11.   The record does not support Prieto-Romero's contention that the IJ defied the district court's order by verifying that he “would not have the resources to pay the bond” and then purposely setting a high bond amount to prevent his release, thereby turning a blind eye to the facts in the record that suggested he was not a flight risk.   To the contrary, the district court expressly found “that the IJ ․ complied with [its] Order” to make an “individualized determination as to whether [Prieto-Romero] is a flight risk or a danger to the community.”   See Amanda J. ex rel. Annette J. v.
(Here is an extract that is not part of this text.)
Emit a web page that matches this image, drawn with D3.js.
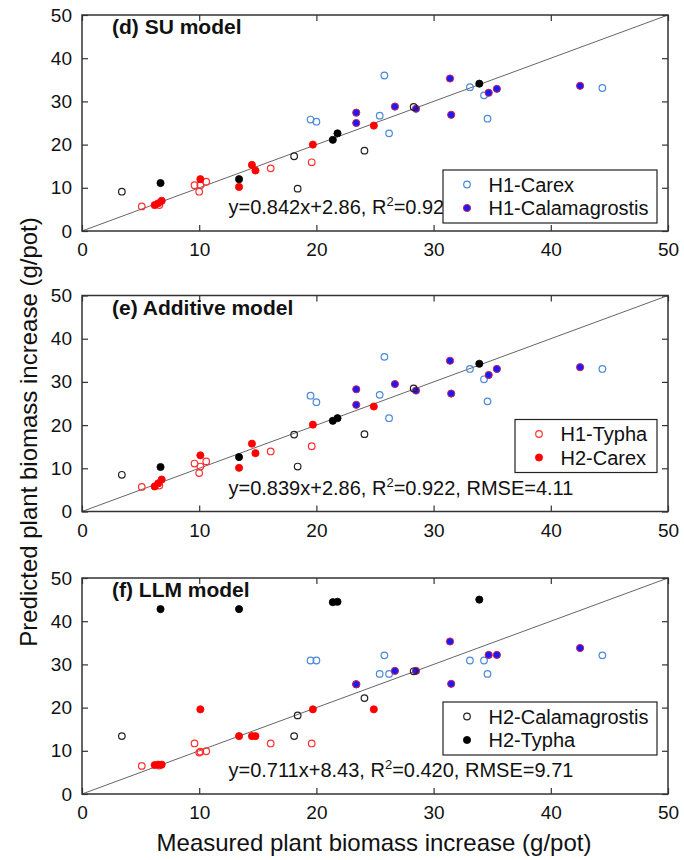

Clark County School Dist., 267 F.3d 877, 887 (9th Cir.2001) (district court's factual findings reviewed for clear error, even when finding based on written record).   The IJ acknowledged that Prieto-Romero had “significant equities in terms of his family, longstanding employment, and general contributions to the community.”   Balanced against this was Prieto-Romero's lack of personal assets and the “extremely high rate of failure to appear” for aliens facing removal.   The IJ then decided, “apply[ing] all of the above [statutory] factors as well as the order of the ․ District Court,” that bond in the amount of $15,000 was appropriate. Prieto-Romero had a full and fair bond hearing and a reasonable opportunity to present arguments on his behalf.   Cf. Larita-Martinez v. INS, 220 F.3d 1092, 1095 (9th Cir.2000);  Colmenar v. INS, 210 F.3d 967, 971 (9th Cir.2000).   Therefore, we have no occasion to decide whether an alien could assert a due process challenge to a bond hearing conducted arbitrarily, or otherwise in violation of law.